Nel lavoro di Giovanna ho trovato la sua personalità. Seppur abitante di un nuovo spazio, di nuove abitudini, nuove tradizioni, il suo tornare a casa (appunto BACK HOME), rappresenta un ritorno ai ricordi costruiti in quella casa, agli incontri e ai racconti. Attingendo anche al suo passato, reinterpretando attraverso matite da carpenteria i suoi disegni dell’infanzia, che oltre a far rivivere ricordi, rivelano situazioni, scandiscono il passato delineando un’identità presente.
Conclusioni
Insomma, come ogni anno possiamo dire che il festival ha soddisfatto le aspettative.
Mi ha lasciato con la curiosità e la voglia di indagare su nuove visioni e nuove esposizioni che, seppur opposte alle nostre, permettono di confrontarci su temi culturalmente differenti allenando il nostro senso critico.
Con il tema dell’identità di quest’anno, Fotografia Europea si configura come luogo di immedesimazione e di incontri inaspettati.

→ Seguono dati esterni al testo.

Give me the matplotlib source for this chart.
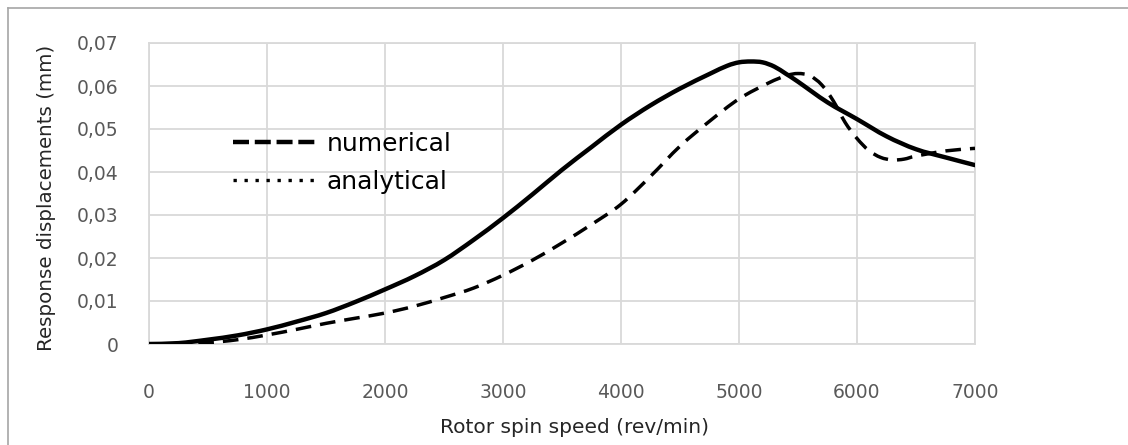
import matplotlib
matplotlib.use("Agg")
import numpy as np
import matplotlib.pyplot as plt
from matplotlib.lines import Line2D
from matplotlib.patches import PathPatch
from matplotlib.path import Path

# Data
speed_analytical = [0, 250, 500, 750, 1000, 1250, 1500, 1750, 2000, 2250, 2500,
                    2750, 3000, 3250, 3500, 3750, 4000, 4250, 4500, 4750, 4900,
                    5000, 5100, 5200, 5300, 5400, 5500, 5750, 6000, 6250, 6500,
                    6750, 7000]
disp_analytical = [0, 0.0002, 0.001, 0.002, 0.0034, 0.0052, 0.0072, 0.0098,
                   0.0127, 0.0158, 0.0195, 0.0242, 0.0293, 0.0348, 0.0405,
                   0.0458, 0.051, 0.0555, 0.0594, 0.0628, 0.0647, 0.0655,
                   0.0657, 0.0655, 0.0645, 0.0628, 0.061, 0.0562, 0.0523,
                   0.0483, 0.0453, 0.0434, 0.0416]

speed_numerical = [0, 250, 500, 750, 1000, 1250, 1500, 1750, 2000, 2250, 2500,
                   2750, 3000, 3250, 3500, 3750, 4000, 4250, 4500, 4750, 5000,
                   5250, 5400, 5500, 5600, 5700, 5800, 5900, 6000, 6100, 6200,
                   6300, 6400, 6500, 6750, 7000]
disp_numerical = [0, 0.0001, 0.0003, 0.001, 0.0021, 0.0034, 0.0048, 0.006,
                  0.0072, 0.0088, 0.0108, 0.013, 0.016, 0.0195, 0.0235, 0.0278,
                  0.0325, 0.039, 0.046, 0.0518, 0.057, 0.0607, 0.0624, 0.0629,
                  0.0624, 0.0603, 0.0565, 0.0515, 0.0478, 0.045, 0.0434, 0.0428,
                  0.043, 0.0437, 0.0449, 0.0455]

x_ticks = [0, 1000, 2000, 3000, 4000, 5000, 6000, 7000]
y_ticks = [0, 0.01, 0.02, 0.03, 0.04, 0.05, 0.06, 0.07]
y_tick_labels = ["0", "0,01", "0,02", "0,03", "0,04", "0,05", "0,06", "0,07"]
legend_labels = ["numerical", "analytical"]


def smooth_path(xs, ys):
    """Excel-style smoothed line: Catmull-Rom segments as cubic Beziers."""
    p = np.column_stack([xs, ys]).astype(float)
    verts = [p[0]]
    codes = [Path.MOVETO]
    n = len(p)
    for i in range(n - 1):
        p0 = p[i - 1] if i > 0 else p[i]
        p1, p2 = p[i], p[i + 1]
        p3 = p[i + 2] if i + 2 < n else p[i + 1]
        c1 = p1 + (p2 - p0) / 6.0
        c2 = p2 - (p3 - p1) / 6.0
        verts += [c1, c2, p2]
        codes += [Path.CURVE4] * 3
    return Path(verts, codes)


W, H = 1128, 445
fig = plt.figure(figsize=(W / 100, H / 100), dpi=100)
fig.patch.set_facecolor("white")

# outer chart-area frame: only its top and left edges fall inside the picture
frame_c = "#a6a6a6"
fig.add_artist(Line2D([7.5 / W, 1.0], [1 - 8 / H, 1 - 8 / H],
                      transform=fig.transFigure, color=frame_c, linewidth=1.2))
fig.add_artist(Line2D([7.5 / W, 7.5 / W], [0.0, 1 - 8 / H],
                      transform=fig.transFigure, color=frame_c, linewidth=1.2))

left, right = 149 / W, 975 / W
bottom, top = 1 - 344 / H, 1 - 43 / H
ax = fig.add_axes([left, bottom, right - left, top - bottom])

grid_c = "#d9d9d9"
ax.add_patch(PathPatch(smooth_path(speed_analytical, disp_analytical),
                       fill=False, edgecolor="black", linewidth=3.2,
                       capstyle="round", joinstyle="round", zorder=3))
ax.add_patch(PathPatch(smooth_path(speed_numerical, disp_numerical),
                       fill=False, edgecolor="black", linewidth=2.5,
                       linestyle=(0, (4.5, 2.6)), zorder=3))

ax.set_xlim(0, 7000)
ax.set_ylim(0, 0.07)
ax.set_xticks(x_ticks)
ax.set_xticklabels([str(v) for v in x_ticks])
ax.set_yticks(y_ticks)
ax.set_yticklabels(y_tick_labels)
ax.grid(True, color=grid_c, linewidth=1.3, zorder=0)
ax.set_axisbelow(True)
for s in ax.spines.values():
    s.set_color(grid_c)
    s.set_linewidth(1.3)

ax.tick_params(axis="x", length=0, pad=28, labelsize=13.5, labelcolor="#595959")
ax.tick_params(axis="y", length=0, pad=22, labelsize=13.5, labelcolor="#595959")

ax.set_xlabel("Rotor spin speed (rev/min)", fontsize=14.5, color="#262626")
ax.set_ylabel("Response displacements (mm)", fontsize=14.3, color="#262626")
ax.xaxis.set_label_coords((574.5 - 149) / 826, (344 - 418) / 301)
ax.yaxis.set_label_coords((56 - 149) / 826, (344 - 198) / 301)

handles = [
    Line2D([], [], color="black", linewidth=3.2, linestyle=(0, (3.6, 1.3))),
    Line2D([], [], color="black", linewidth=2.4, linestyle=(0, (1, 2.3))),
]
leg = ax.legend(handles, legend_labels, loc="upper left",
                bbox_to_anchor=((233 - 149) / 826 - 0.012, (344 - 122) / 301),
                frameon=False, fontsize=18, handlelength=3.4,
                handletextpad=0.35, labelspacing=0.55, borderaxespad=0)
for t in leg.get_texts():
    t.set_color("black")

fig.savefig("out.png", dpi=100, facecolor="white")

Qui la fotografia diventa interpretazione ma anche scoperta dell’altro. Mantenendo sempre ben saldo l’obiettivo della fotografia stessa, documenta e rappresenta con tutta la sua potenza espressiva i lati più nascosti e gli intrecci che il vissuto umano custodisce, in un mondo dominato da momenti istantanei fugaci in cui tutti alzano la voce per farsi sentire, sovrastando quella dell’altro. La fotografia rompe gli schemi, prendendo il posto delle parole.
Ecco il festival di fotografia è questo, uno spazio condiviso in cui gli sguardi della fotografia si mescolano con il vissuto di chi guarda, in una riflessione introspettiva in cui le vite si confondono generando un flusso di nuovi significati.